The two cutting wheels inside a coffee grinder that fracture beans into a target particle size. They sit very close together, the gap calibrated to fractions of a millimeter, and the bean has to pass between them to come out the other side as ground coffee.
Two main shapes dominate specialty:
Conical burrs
A pointed inner cone sits inside a hollow ring. Beans drop in from above, gravity pulls them through the gap as the cone rotates, and grounds fall out the bottom. Lower RPM, lower heat generation, naturally bimodal distribution (a peak of fines plus a peak of medium particles). The Comandante hand grinder, the Niche Zero, and most espresso grinders use conicals.

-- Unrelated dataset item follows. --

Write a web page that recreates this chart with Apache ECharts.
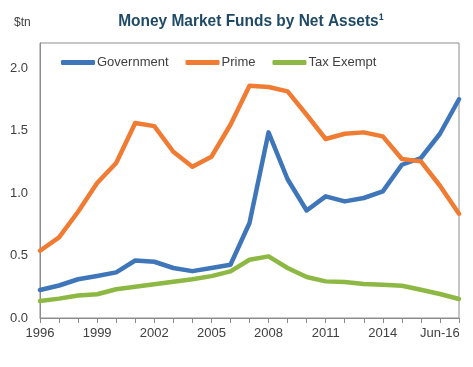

In the cup, conicals tend to give cups with more body and a sweet bottom-end, sometimes at the cost of clarity.
Flat burrs
Two flat rings stacked horizontally. Beans drop into the middle, get thrown outward by centrifugal force as the bottom ring spins, and exit when they're small enough to escape the gap. Higher RPM, more heat, generally a tighter unimodal distribution. EK43, DF64, Mahlkönig X54.
In the cup, flats tend to give clarity and articulation — the cup that reveals what the bean is doing — sometimes at the cost of body.
Neither is "better." Conicals are forgiving and sweet; flats are precise and revealing. Many baristas keep both.